Today we all met at my friend's funeral. I have a mixed feeling of this because I don't really want to meet my old friends in this kind of occasion. One of our friends passed away last week because of her cancer. We were all very sad to attend her funeral because we cannot believe that everything could happen so fast and we are not even ready to accept this fact now. We cannot really believe our friend who was 27 years old and who just started her career and life in her life path now. She just passed away without having any chances to say 'goodbye' to her beloved family and friends.

Attending my old friend's funeral makes me realize that it's never too late to do something you want and it's always important to treat yourself good. My friend passed away not only because she got cancer but also because she pretty much worked herself to death. She always wanted to be perfect (and so am I), but I know there is nothing perfect but there is something good enough than perfect.

I also realized how important it is to treasure your life and what you have. I always feel like if I can have something more, there is great because I want something more. But the more I want, the more I find myself unsatisfied and greedy. Is there anything more I really want for my life? I guess if I could make a list, I would say I wanted everything I want. Be realistic, there is no way to have all you want, but you can only choose what you really want.
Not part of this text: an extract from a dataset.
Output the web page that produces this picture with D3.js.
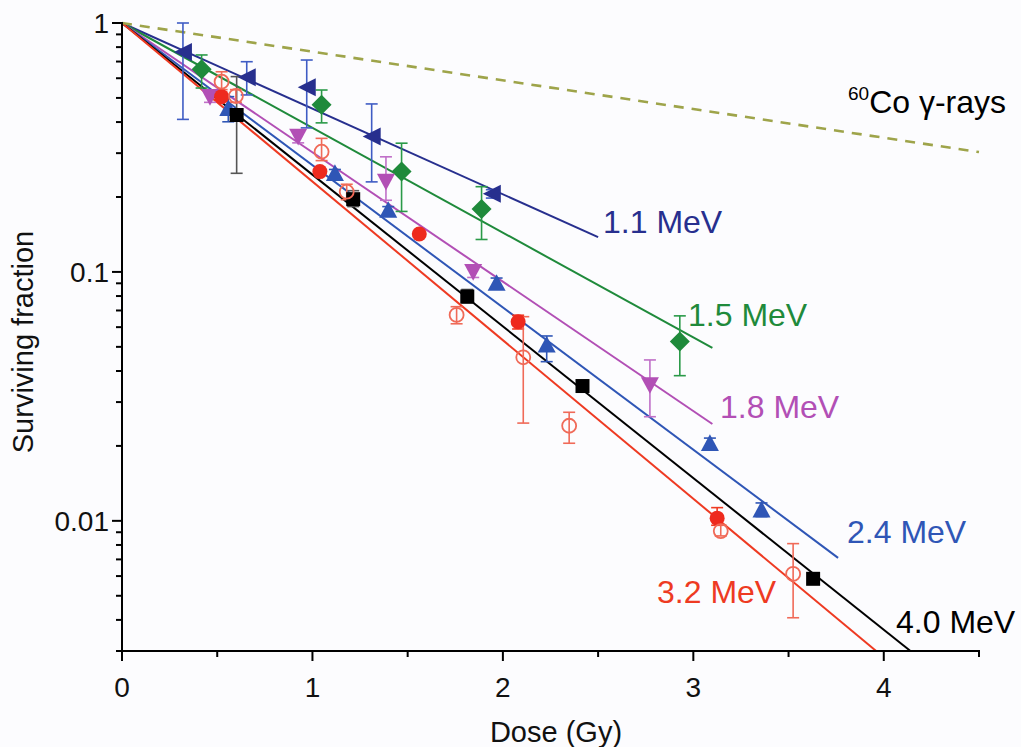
<!DOCTYPE html>
<html><head><meta charset="utf-8">
<script src="https://cdn.jsdelivr.net/npm/d3@7"></script>
<style>body{margin:0;background:#fcfcfe} svg{display:block} text{font-family:"Liberation Sans",Arial,sans-serif}</style>
</head><body><svg id="chart" width="1021" height="747"></svg>
<script>
// ---- data ----
const xTicks = [0, 1, 2, 3, 4];
const xMinorTicks = [0.5, 1.5, 2.5, 3.5, 4.5];
const yTicks = [1, 0.1, 0.01];
const yTickLabels = ["1", "0.1", "0.01"];

// 1.1 MeV (left triangles)
const dose11 = [0.32, 0.655, 0.97, 1.311, 1.942];
const sf11   = [0.765, 0.605, 0.552, 0.350, 0.206];
const lo11   = [0.41, 0.514, 0.379, 0.230, 0.198];
const hi11   = [1.0, 0.699, 0.710, 0.473, 0.214];
// 1.5 MeV (diamonds)
const dose15 = [0.418, 1.048, 1.468, 1.888, 2.929];
const sf15   = [0.652, 0.469, 0.253, 0.179, 0.0525];
const lo15   = [0.548, 0.397, 0.175, 0.135, 0.0383];
const hi15   = [0.744, 0.538, 0.329, 0.220, 0.0666];
// 1.8 MeV (down triangles)
const dose18 = [0.462, 0.925, 1.386, 1.844, 2.772];
const sf18   = [0.506, 0.350, 0.231, 0.1002, 0.0352];
const lo18   = [0.48, 0.33, 0.194, 0.095, 0.0262];
const hi18   = [0.53, 0.37, 0.290, 0.105, 0.0443];
// 2.4 MeV (up triangles)
const dose24 = [0.558, 1.118, 1.398, 1.967, 2.23, 3.087, 3.358];
const sf24   = [0.454, 0.249, 0.177, 0.0901, 0.0509, 0.0205, 0.01107];
const lo24   = [0.401, 0.24, 0.170, 0.0862, 0.0436, 0.0195, 0.0104];
const hi24   = [0.506, 0.258, 0.183, 0.0945, 0.0553, 0.0215, 0.0118];
// 4.0 MeV (squares)
const dose40 = [0.602, 1.214, 1.813, 2.418, 3.629];
const sf40   = [0.427, 0.196, 0.0796, 0.0348, 0.00585];
const lo40   = [0.249, 0.183, 0.075, null, null];
const hi40   = [0.609, 0.212, 0.085, null, null];
// 3.2 MeV (filled circles)
const dose32 = [0.523, 1.039, 1.561, 2.08, 3.125];
const sf32   = [0.506, 0.253, 0.142, 0.0631, 0.01025];
const lo32   = [null, null, null, 0.059, 0.0096];
const hi32   = [null, null, null, 0.067, 0.0113];
// 3.2 MeV (open circles)
const dose32o = [0.523, 0.598, 1.048, 1.18, 1.757, 2.107, 2.348, 3.144, 3.524];
const sf32o   = [0.581, 0.509, 0.304, 0.21, 0.0672, 0.0454, 0.0241, 0.0091, 0.00612];
const lo32o   = [0.54, 0.48, 0.28, 0.195, 0.0619, 0.0247, 0.0205, 0.0087, 0.00408];
const hi32o   = [0.637, 0.54, 0.344, 0.225, 0.0725, 0.0661, 0.0273, 0.0096, 0.0081];

// fitted lines: start at (0,1), end points
const fitNames   = ["1.1 MeV", "1.5 MeV", "1.8 MeV", "2.4 MeV", "4.0 MeV", "3.2 MeV", "60Co"];
const fitEndDose = [2.5, 3.1, 3.1, 3.76, 4.14, 3.96, 4.5];
const fitEndSF   = [0.138, 0.0495, 0.0245, 0.0071, 0.003, 0.003, 0.303];

// ---- drawing ----
const svg = d3.select("#chart");
const x = d3.scaleLinear().domain([0, 4.5]).range([122, 979]);
const y = d3.scaleLog().domain([0.003, 1]).range([651, 23]);

const colors = {
  "1.1 MeV": "#272f8e", "1.5 MeV": "#1f8a3b", "1.8 MeV": "#b24fb5",
  "2.4 MeV": "#2f56b6", "4.0 MeV": "#000000", "3.2 MeV": "#ee3a22", "60Co": "#9ea44a"
};

// fit lines
const lineGen = d3.line().x(d => x(d[0])).y(d => y(d[1]));
fitNames.forEach((n, i) => {
  svg.append("path")
    .attr("d", lineGen([[0, 1], [fitEndDose[i], fitEndSF[i]]]))
    .attr("fill", "none")
    .attr("stroke", colors[n])
    .attr("stroke-width", n === "60Co" ? 2.6 : 2)
    .attr("stroke-dasharray", n === "60Co" ? "10,8" : null);
});

// marker shapes
const shapes = {
  left: s => `M${-s},0L${s},${-s}L${s},${s}Z`,
  down: s => `M${-s},${-s * 0.85}L${s},${-s * 0.85}L0,${s}Z`,
  up: s => `M${-s},${s * 0.85}L${s},${s * 0.85}L0,${-s}Z`,
  diamond: s => `M0,${-s}L${s},0L0,${s}L${-s},0Z`,
  square: s => `M${-s},${-s}H${s}V${s}H${-s}Z`,
  circle: s => d3.symbol(d3.symbolCircle, Math.PI * s * s)()
};

const datasets = [
  { dose: dose11, sf: sf11, lo: lo11, hi: hi11, shape: "left", size: 9, fill: colors["1.1 MeV"], stroke: "none", err: "#3f5cc4" },
  { dose: dose15, sf: sf15, lo: lo15, hi: hi15, shape: "diamond", size: 10, fill: colors["1.5 MeV"], stroke: "none", err: "#2a9a48" },
  { dose: dose18, sf: sf18, lo: lo18, hi: hi18, shape: "down", size: 9, fill: colors["1.8 MeV"], stroke: "none", err: "#c070c8" },
  { dose: dose24, sf: sf24, lo: lo24, hi: hi24, shape: "up", size: 9, fill: colors["2.4 MeV"], stroke: "none", err: "#2f56b6" },
  { dose: dose40, sf: sf40, lo: lo40, hi: hi40, shape: "square", size: 7, fill: "#000", stroke: "none", err: "#555" },
  { dose: dose32, sf: sf32, lo: lo32, hi: hi32, shape: "circle", size: 7.5, fill: "#ee2a1e", stroke: "none", err: "#ee3a22" },
  { dose: dose32o, sf: sf32o, lo: lo32o, hi: hi32o, shape: "circle", size: 7, fill: "none", stroke: "#f06a58", err: "#f06a58" }
];

// error bars
datasets.forEach(ds => {
  const g = svg.append("g").attr("stroke", ds.err).attr("stroke-width", 1.6).attr("fill", "none");
  ds.dose.forEach((d, i) => {
    if (ds.lo[i] == null) return;
    const cx = x(d), y1 = y(ds.hi[i]), y2 = y(ds.lo[i]);
    g.append("line").attr("x1", cx).attr("x2", cx).attr("y1", y1).attr("y2", y2);
    g.append("line").attr("x1", cx - 6).attr("x2", cx + 6).attr("y1", y1).attr("y2", y1);
    g.append("line").attr("x1", cx - 6).attr("x2", cx + 6).attr("y1", y2).attr("y2", y2);
  });
});

// markers
datasets.forEach(ds => {
  svg.append("g").selectAll("path").data(ds.dose.map((d, i) => [d, ds.sf[i]])).join("path")
    .attr("transform", d => `translate(${x(d[0])},${y(d[1])})`)
    .attr("d", shapes[ds.shape](ds.size))
    .attr("fill", ds.fill)
    .attr("stroke", ds.stroke)
    .attr("stroke-width", ds.stroke === "none" ? 0 : 1.8);
});

// axes
const axisG = svg.append("g").attr("stroke", "#000").attr("stroke-width", 2).attr("fill", "none");
axisG.append("line").attr("x1", x(0)).attr("x2", x(0)).attr("y1", y(1) - 1).attr("y2", y(0.003) + 1);
axisG.append("line").attr("x1", x(0) - 1).attr("x2", x(4.5) + 1).attr("y1", y(0.003)).attr("y2", y(0.003));

xTicks.forEach(t => axisG.append("line").attr("x1", x(t)).attr("x2", x(t)).attr("y1", y(0.003)).attr("y2", y(0.003) + 10));
xMinorTicks.forEach(t => axisG.append("line").attr("x1", x(t)).attr("x2", x(t)).attr("y1", y(0.003)).attr("y2", y(0.003) + 6));

yTicks.forEach(t => axisG.append("line").attr("x1", x(0) - 10).attr("x2", x(0)).attr("y1", y(t)).attr("y2", y(t)));
const yMinor = [];
[0.001, 0.01, 0.1].forEach(dec => { for (let k = 2; k <= 9; k++) { const v = dec * k; if (v >= 0.003 && v < 1) yMinor.push(v); } });
yMinor.forEach(t => axisG.append("line").attr("x1", x(0) - 6).attr("x2", x(0)).attr("y1", y(t)).attr("y2", y(t)));

// tick labels
svg.append("g").selectAll("text").data(xTicks).join("text")
  .attr("x", d => x(d)).attr("y", y(0.003) + 46)
  .attr("text-anchor", "middle").attr("font-size", 28).attr("fill", "#111")
  .text(d => d);
svg.append("g").selectAll("text").data(yTicks).join("text")
  .attr("x", x(0) - 13).attr("y", d => y(d) + 10)
  .attr("text-anchor", "end").attr("font-size", 28).attr("fill", "#111")
  .text((d, i) => yTickLabels[i]);

// axis titles
svg.append("text").attr("x", 556).attr("y", 742).attr("text-anchor", "middle")
  .attr("font-size", 29).attr("fill", "#111").text("Dose (Gy)");
svg.append("text").attr("transform", "translate(33,342) rotate(-90)").attr("text-anchor", "middle")
  .attr("font-size", 29).attr("fill", "#111").text("Surviving fraction");

// line labels
const labelPos = [
  ["1.1 MeV", 603, 233], ["1.5 MeV", 688, 326], ["1.8 MeV", 720, 418],
  ["2.4 MeV", 847, 543], ["3.2 MeV", 657, 603], ["4.0 MeV", 896, 633]
];
labelPos.forEach(([n, lx, ly]) => {
  svg.append("text").attr("x", lx).attr("y", ly).attr("font-size", 32)
    .attr("fill", colors[n] === "#000000" ? "#000" : colors[n]).text(n);
});
const co = svg.append("text").attr("x", 848).attr("y", 113).attr("font-size", 32).attr("fill", "#000");
co.append("tspan").attr("font-size", 19).attr("dy", -13).text("60");
co.append("tspan").attr("dy", 13).text("Co γ-rays");
</script></body></html>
I also realized that there is nothing important than the people who care and love you. I used to be thinking that there was nobody who really cared and loved me, except those who wanted to take advantage of me. (in fact, I was taken advantage of so many times because I never really said no to other people. I always wanted to please everyone.) However, throught this experience of going to that friend's funeral, I find that there are lots of people who love me and care about me, but I cannot see that when I am living in my own little world. Thank you all who love and care me and who are there for me all the time.
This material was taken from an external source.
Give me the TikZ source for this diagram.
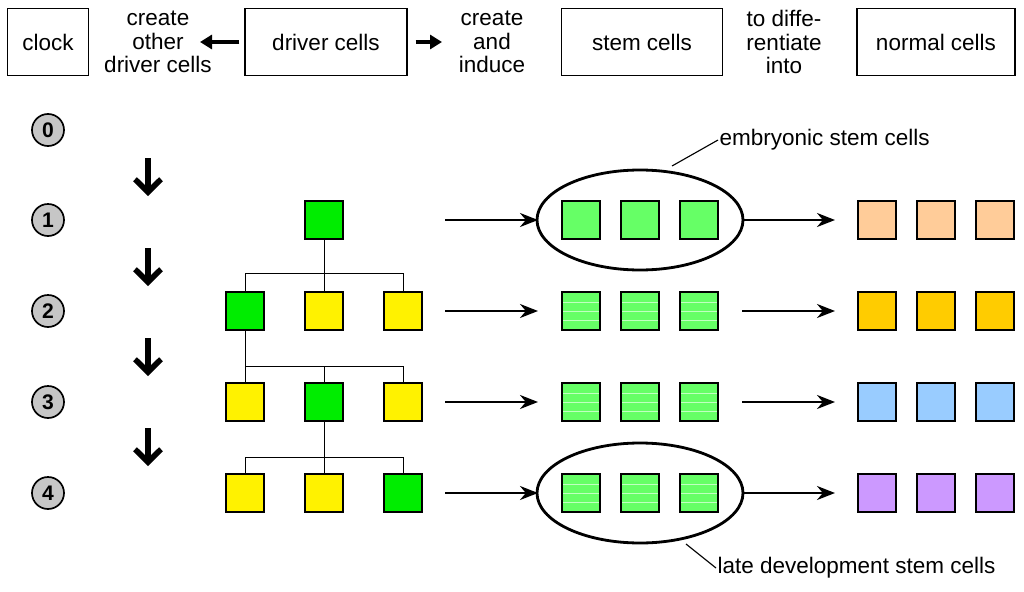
\documentclass[tikz,border=0pt]{standalone}
\usepackage{fontspec}
\setmainfont{Liberation Sans}
\usetikzlibrary{arrows.meta}
\begin{document}
\begin{tikzpicture}[x=0.025cm,y=-0.025cm,
  font=\fontsize{16}{16.5}\selectfont,
  box/.style={draw, thick, minimum height=1.68cm, inner sep=0pt},
  lbl/.style={align=center, inner sep=0pt},
  num/.style={circle, draw, very thick, fill=gray!45, minimum size=0.8cm, inner sep=0pt, font=\fontsize{15}{15}\selectfont\bfseries},
  cell/.style={draw, thick, minimum size=0.95cm, inner sep=0pt},
  drv/.style={cell, fill=green!93!black},
  yel/.style={cell, fill=yellow},
  stem/.style={cell, fill={rgb,255:red,102;green,255;blue,102}},
  striped/.style={stem, path picture={
      \foreach \k in {-0.22,0,0.22}
        \draw[white, opacity=0.6, line width=0.4pt] ([yshift=\k cm]path picture bounding box.west) -- ([yshift=\k cm]path picture bounding box.east);}},
  fat/.style={-{Triangle[length=3mm,width=3.5mm]}, line width=2.5pt},
  down/.style={-{Straight Barb[length=3.2mm,width=6.5mm,line width=4pt]}, line width=4pt},
  arr/.style={-{Stealth[length=4.5mm,width=3.5mm]}, line width=1.7pt},
  tree/.style={thin}
]
\useasboundingbox (0,0) rectangle (1024,591);
\definecolor{peach}{RGB}{255,204,153}
\definecolor{gold}{RGB}{255,204,0}
\definecolor{sky}{RGB}{153,204,255}
\definecolor{lilac}{RGB}{204,153,255}

% header
\node[box, minimum width=2.03cm] (clock) at (48,42) {clock};
\node[lbl] (tcreate) at (158,42) {create\\other\\driver cells};
\node[box, minimum width=4.05cm] (driver) at (326,42) {driver cells};
\node[lbl] (tinduce) at (492,42) {create\\and\\induce};
\node[box, minimum width=4.03cm] (stem) at (642,42) {stem cells};
\node[lbl] (tdiff) at (784,42) {to diffe-\\rentiate\\into};
\node[box, minimum width=3.95cm] (normal) at (936,42) {normal cells};
\coordinate (la) at (200,42); \coordinate (ra) at (442,42);
\draw[fat] (driver.west) ++(-5,0) -- (la);
\draw[fat] (driver.east) ++(8,0) -- (ra);

% clock steps
\foreach \i/\y in {0/130,1/220,2/311,3/402,4/493}
  \node[num] (n\i) at (48,\y) {\i};
\foreach \y in {158,248,338,428}
  \draw[down] (148,\y) -- (148,\y+38);

% driver cells tree
\node[drv] (r1b) at (324,220) {};
\node[drv] (r2a) at (245,311) {};
\node[yel] (r2b) at (324,311) {};
\node[yel] (r2c) at (403,311) {};
\node[yel] (r3a) at (245,402) {};
\node[drv] (r3b) at (324,402) {};
\node[yel] (r3c) at (403,402) {};
\node[yel] (r4a) at (245,493) {};
\node[yel] (r4b) at (324,493) {};
\node[drv] (r4c) at (403,493) {};
\draw[tree] (r1b.south) |- (324,273) (r2a.north) |- (r2c.north |- 0,273) -- (r2c.north) (r2b.north) -- (324,273);
\draw[tree] (r2a.south) -- (245,366) (r3a.north) |- (r3c.north |- 0,366) -- (r3c.north) (r3b.north) -- (324,366);
\draw[tree] (r3b.south) -- (324,457) (r4a.north) |- (r4c.north |- 0,457) -- (r4c.north) (r4b.north) -- (324,457);

% stem and normal cells
\foreach \r/\y/\c/\s in {1/220/peach/stem,2/311/gold/striped,3/402/sky/striped,4/493/lilac/striped}{
  \node[\s] (s\r a) at (581,\y) {};
  \node[\s] (s\r b) at (640,\y) {};
  \node[\s] (s\r c) at (699,\y) {};
  \node[cell, fill=\c] (m\r a) at (877,\y) {};
  \node[cell, fill=\c] (m\r b) at (936,\y) {};
  \node[cell, fill=\c] (m\r c) at (995,\y) {};
  \coordinate (p\r) at (445,\y);
  \coordinate (q\r) at (538,\y);
  \coordinate (u\r) at (742,\y);
  \coordinate (v\r) at (835,\y);
  \draw[arr] (p\r) -- (q\r);
  \draw[arr] (u\r) -- (v\r);
}

% ellipses and labels
\draw[line width=2pt] (640,220) ellipse [x radius=103, y radius=50];
\draw[line width=2pt] (640,493) ellipse [x radius=103, y radius=50];
\node[anchor=west, inner sep=1pt] (emb) at (718,140) {embryonic stem cells};
\node[anchor=west, inner sep=1pt] (late) at (716,568) {late development stem cells};
\coordinate (e1) at (672,166); \coordinate (e2) at (686,544);
\draw[thick] (e1) -- (emb.west);
\draw[thick] (e2) -- (late.west);
\end{tikzpicture}
\end{document}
My friends and I were not sad to meet each other again in this kind of occasion but we are happy that we can see each other again and this experience makes us treasure more about our lives and friends and everyone who loves and cares about us.

I wanna say to the friend who passed away:
"You will be missed, Rita because you had been our sunshine who always brought us laughters and joy. You are not gone but you are just traveling in another place."
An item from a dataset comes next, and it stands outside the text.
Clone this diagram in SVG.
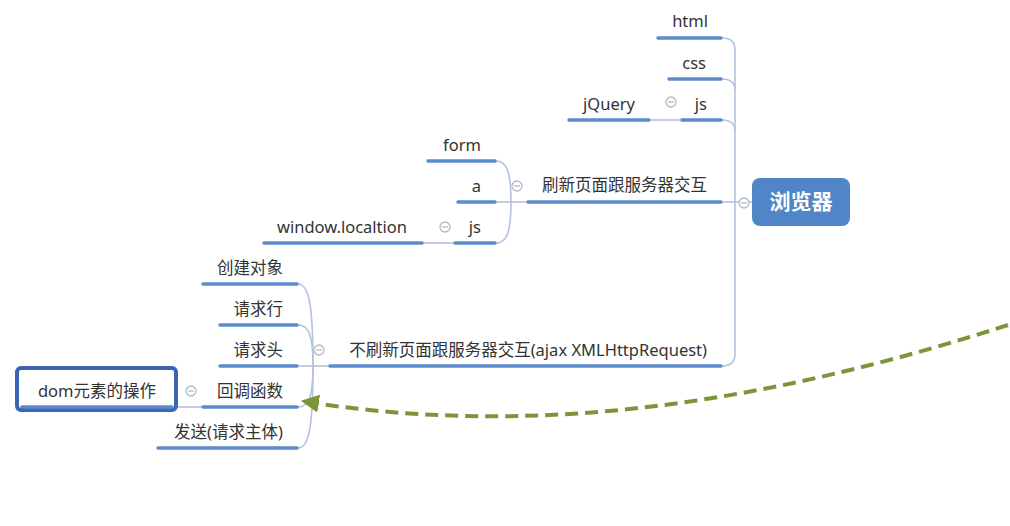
<svg xmlns="http://www.w3.org/2000/svg" width="1010" height="526" viewBox="0 0 1010 526">
<defs>
<style>
.t{font-family:"Noto Sans","Noto Sans CJK SC",sans-serif;font-size:16.5px;fill:#333;text-anchor:end}
.u{stroke:#5b8bcb;stroke-width:3.5;fill:none;stroke-linecap:round}
.c{stroke:#b3c3da;stroke-width:1.6;fill:none}
.col circle{fill:#fff;stroke:#b0bac6;stroke-width:1.3}
.col line{stroke:#b0bac6;stroke-width:1.3}
</style>
<marker id="ah" viewBox="0 0 10 10" refX="6" refY="5" markerWidth="4.5" markerHeight="4.5" orient="auto" markerUnits="strokeWidth">
<path d="M0,0 L10,5 L0,10 Z" fill="#7b963a"/>
</marker>
</defs>
<rect width="1010" height="526" fill="#fff"/>

<g id="connectors">
<path class="c" d="M722,38 Q735,38 735,50 L735,354 Q735,366 722,366"/>
<path class="c" d="M722,79 Q735,79 735,90"/>
<path class="c" d="M722,120 Q735,120 735,131"/>
<path class="c" d="M722,202 L752,202"/>
<path class="c" d="M650,120 L681,120"/>
<path class="c" d="M527,202 L496,202"/>
<path class="c" d="M511,202 C511,172 507,161 496,161"/>
<path class="c" d="M511,202 C511,232 507,243 496,243"/>
<path class="c" d="M423,243 L454,243"/>
<path class="c" d="M329,366 L298,366"/>
<path class="c" d="M313,366 C313,305 309,284 298,284"/>
<path class="c" d="M313,366 C313,336 309,325 298,325"/>
<path class="c" d="M313,366 C313,396 309,407 298,407"/>
<path class="c" d="M313,366 C313,427 309,448 298,448"/>
<path class="c" d="M177,407 L202,407"/>
<path d="M1008,325 C800,392 560,442 308,402" fill="none" stroke="#7b963a" stroke-width="4" stroke-dasharray="13,7" marker-end="url(#ah)"/>
</g>

<g id="browser">
<rect x="752" y="178" width="98" height="48" rx="8" fill="#5086c8"/>
<text x="801" y="209" font-family="Noto Sans CJK SC,sans-serif" font-size="21" font-weight="bold" fill="#fff" text-anchor="middle">浏览器</text>
<g class="col"><circle cx="744" cy="203" r="5"/><line x1="741" y1="203" x2="747" y2="203"/></g>
</g>

<g id="html"><text class="t" x="708" y="27">html</text><line class="u" x1="658" y1="38" x2="721" y2="38"/></g>
<g id="css"><text class="t" x="706" y="69">css</text><line class="u" x1="669" y1="79" x2="721" y2="79"/></g>
<g id="js1"><text class="t" x="707" y="110">js</text><line class="u" x1="682" y1="120" x2="721" y2="120"/>
<g class="col"><circle cx="671" cy="102" r="5"/><line x1="668" y1="102" x2="674" y2="102"/></g></g>
<g id="jquery"><text class="t" x="635" y="110">jQuery</text><line class="u" x1="569" y1="120" x2="649" y2="120"/></g>

<g id="refresh"><text class="t" x="707" y="191">刷新页面跟服务器交互</text><line class="u" x1="528" y1="202" x2="721" y2="202"/>
<g class="col"><circle cx="517" cy="186" r="5"/><line x1="514" y1="186" x2="520" y2="186"/></g></g>
<g id="form"><text class="t" x="481" y="151">form</text><line class="u" x1="428" y1="161" x2="495" y2="161"/></g>
<g id="a"><text class="t" x="481" y="192">a</text><line class="u" x1="458" y1="202" x2="495" y2="202"/></g>
<g id="js2"><text class="t" x="481" y="233">js</text><line class="u" x1="455" y1="243" x2="495" y2="243"/>
<g class="col"><circle cx="445" cy="227" r="5"/><line x1="442" y1="227" x2="448" y2="227"/></g></g>
<g id="window"><text class="t" x="407" y="233">window.localtion</text><line class="u" x1="264" y1="243" x2="422" y2="243"/></g>

<g id="ajax"><text class="t" x="707" y="356">不刷新页面跟服务器交互(ajax XMLHttpRequest)</text><line class="u" x1="330" y1="366" x2="721" y2="366"/>
<g class="col"><circle cx="319" cy="350" r="5"/><line x1="316" y1="350" x2="322" y2="350"/></g></g>
<g id="create"><text class="t" x="283" y="274">创建对象</text><line class="u" x1="203" y1="284" x2="297" y2="284"/></g>
<g id="reqline"><text class="t" x="283" y="315">请求行</text><line class="u" x1="220" y1="325" x2="297" y2="325"/></g>
<g id="reqhead"><text class="t" x="283" y="356">请求头</text><line class="u" x1="220" y1="366" x2="297" y2="366"/></g>
<g id="callback"><text class="t" x="283" y="397">回调函数</text><line class="u" x1="203" y1="407" x2="297" y2="407"/>
<g class="col"><circle cx="191" cy="391" r="5"/><line x1="188" y1="391" x2="194" y2="391"/></g></g>
<g id="send"><text class="t" x="283" y="438">发送(请求主体)</text><line class="u" x1="158" y1="448" x2="297" y2="448"/></g>

<g id="dom">
<rect x="17" y="368" width="159" height="42" rx="4" fill="#fff" stroke="#3d63b4" stroke-width="4"/>
<line class="u" x1="22" y1="407" x2="172" y2="407"/>
<text class="t" x="97" y="397" style="text-anchor:middle">dom元素的操作</text>
</g>
</svg>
May us treasure more about our lives and everything we have already.

Tuesday, October 10, 2006

Who am I?

Who am I? I grew up in Taiwan but I had lived in the United States for a while and it's kind of good and bad for me to get back to Taiwan again. I have a mix bag of feelings--feeling sort of weird because I have a little hard time blending in with everyone probably because I don't know so much about what's on in Taiwan now; I also feel happy coming back to Taiwan again because I miss the food and my family so much. Yet, I have mixed feeling, too. I cannot really eat so much food that I used to eat a lot now becasue I cannot really stand the smell of some food. That's strange!!

Well, I will keep you updated later.